Fincen's reliance on high-tech computer wizardry and interagency cooperation make it a model for the future, supporters say.

"What Fincen has done-and Stan Morris should be given credit for it-is integrate its financial regulatory responsibilities with its financial intelligence-gathering capabilities," says Ronald K. Noble, Mr. Morris' former boss at Treasury.

The next Fincen director faces numerous challenges.

Management will have to be restocked. Besides Mr. Morris and Ms. Johnson, several top agency officials have left in recent months.

Some observers question whether the agency has too many functions and should have some of its jobs absorbed by other agencies.

"The resources are stretched," Mr. Small says. "Maybe for the next Fincen director there should be a decision on where the focus should be."

Both the Fed's Mr. Small and the ABA's Mr. Byrne are considered possible successors to Mr. Morris. Other rumored candidates are Connie J. Fenchel, director of operations for the U.S. Customs Service's investigations office, and Michael C. Stenger, special agent in charge of financial crimes for the Secret Service.

Mr.
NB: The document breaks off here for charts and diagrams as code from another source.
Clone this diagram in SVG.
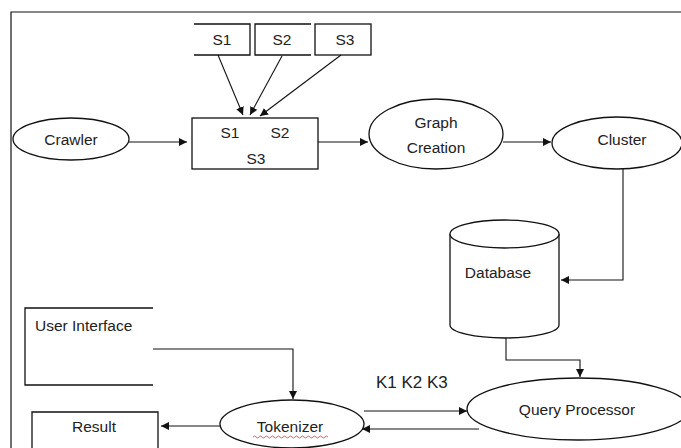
<svg xmlns="http://www.w3.org/2000/svg" width="681" height="448" viewBox="0 0 681 448">
<style>
.s{fill:none;stroke:#111;stroke-width:1.2}
.n{fill:#fff;stroke:#111;stroke-width:1.3}
.c{fill:none;stroke:#111;stroke-width:1.1}
text{font-family:"Liberation Sans",Arial,sans-serif;font-size:15.5px;fill:#222}
.m{text-anchor:middle}
</style>
<defs>
<marker id="a" viewBox="0 0 10 10" refX="10" refY="5" markerWidth="8" markerHeight="8" markerUnits="userSpaceOnUse" orient="auto">
<path d="M0,0 L10,5 L0,10 z" fill="#111"/>
</marker>
</defs>
<rect width="681" height="448" fill="#fff"/>
<g id="frame"><path class="s" d="M11,448 V12 H681"/></g>

<g id="s1"><path class="n" d="M194,24 H250 V55 H194"/><text class="m" x="222" y="45">S1</text></g>
<g id="s2"><path class="n" d="M311,24 H255 V55 H311"/><text class="m" x="282" y="45">S2</text></g>
<g id="s3"><rect class="n" x="315" y="24" width="56" height="31"/><text class="m" x="345" y="45">S3</text></g>

<g id="merge"><rect class="n" x="192" y="118" width="126" height="51"/>
<text class="m" x="230" y="138">S1</text><text class="m" x="280" y="138">S2</text><text class="m" x="256" y="164">S3</text></g>

<g id="crawler"><ellipse class="n" cx="71" cy="139" rx="58" ry="21"/><text class="m" x="71" y="145">Crawler</text></g>
<g id="graph"><ellipse class="n" cx="436" cy="134" rx="67" ry="35"/><text class="m" x="436" y="128">Graph</text><text class="m" x="436" y="153">Creation</text></g>
<g id="cluster"><ellipse class="n" cx="617" cy="143" rx="65" ry="26"/><text class="m" x="622" y="145">Cluster</text></g>

<g id="database">
<path class="n" d="M450,234 V325 A54.5,13 0 0 0 559,325 V234"/>
<ellipse class="n" cx="504.5" cy="234" rx="54.5" ry="14"/>
<text class="m" x="498" y="278">Database</text></g>

<g id="query"><ellipse class="n" cx="578" cy="409" rx="111" ry="31"/><text class="m" x="577" y="415">Query Processor</text></g>

<g id="ui"><path class="n" d="M153,308 H25 V385 H153"/><text x="35" y="331">User Interface</text></g>

<g id="tokenizer"><ellipse class="n" cx="292" cy="424" rx="72" ry="24"/><text class="m" x="290" y="432">Tokenizer</text>
<path d="M253,437 q1.5,-2 3,0 t3,0 t3,0 t3,0 t3,0 t3,0 t3,0 t3,0 t3,0 t3,0 t3,0 t3,0 t3,0 t3,0 t3,0 t3,0 t3,0 t3,0 t3,0 t3,0 t3,0 t3,0 t3,0 t3,0 t3,0" fill="none" stroke="#d33" stroke-width="0.8"/></g>

<g id="result"><path class="n" d="M32,448 V412 H158 V448"/><text class="m" x="94" y="432">Result</text></g>

<g id="label"><text x="376" y="388" style="font-size:17px">K1 K2 K3</text></g>

<g id="connectors">
<path class="c" marker-end="url(#a)" d="M218,55 L243,115"/>
<path class="c" marker-end="url(#a)" d="M282,56 L250,115"/>
<path class="c" marker-end="url(#a)" d="M341,55 L260,116"/>
<path class="c" marker-end="url(#a)" d="M129,142 H187"/>
<path class="c" marker-end="url(#a)" d="M318,142 H368"/>
<path class="c" marker-end="url(#a)" d="M503,142 H551"/>
<path class="c" marker-end="url(#a)" d="M623,169 V280 H561"/>
<path class="c" marker-end="url(#a)" d="M506,338 V360 H580 V377"/>
<path class="c" marker-end="url(#a)" d="M153,349 H293 V399"/>
<path class="c" marker-end="url(#a)" d="M221,426 H161"/>
<path class="c" marker-end="url(#a)" d="M364,411 H467"/>
<path class="c" marker-end="url(#a)" d="M479,429 H362"/>
</g>
</svg>
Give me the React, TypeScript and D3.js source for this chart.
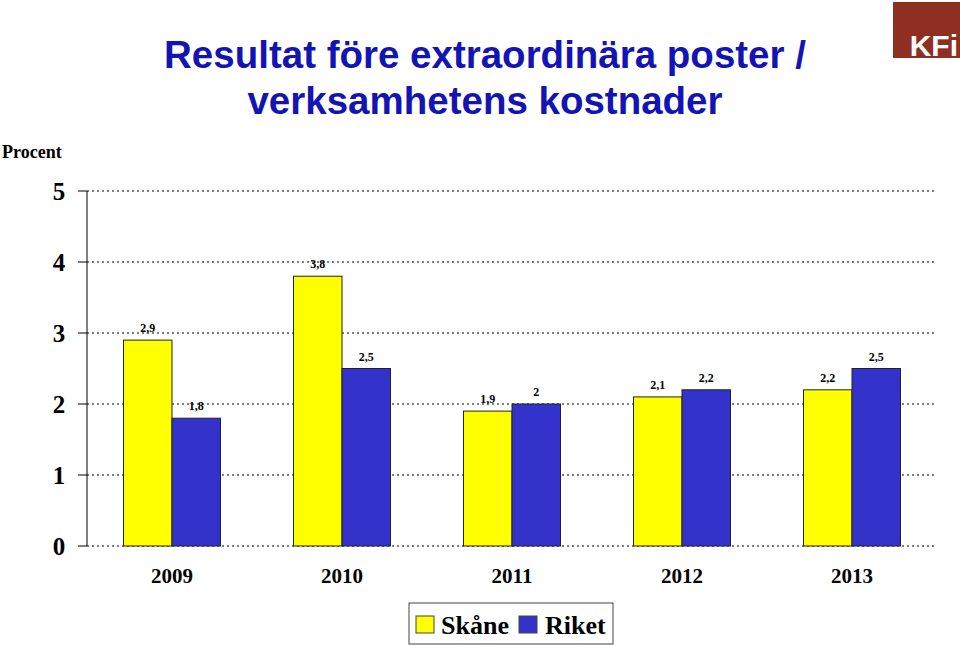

Kelly gave no hints about whom he will select except to say he wants an experienced manager and someone ready to handle electronic money threats to the financial system.

Meanwhile, Mr. Morris says he does not have a new job lined up but would consider joining a company, a think tank, or an international nongovernmental organization. Some peg Mr. Morris as a prize catch for a large accounting firm's bank compliance practice.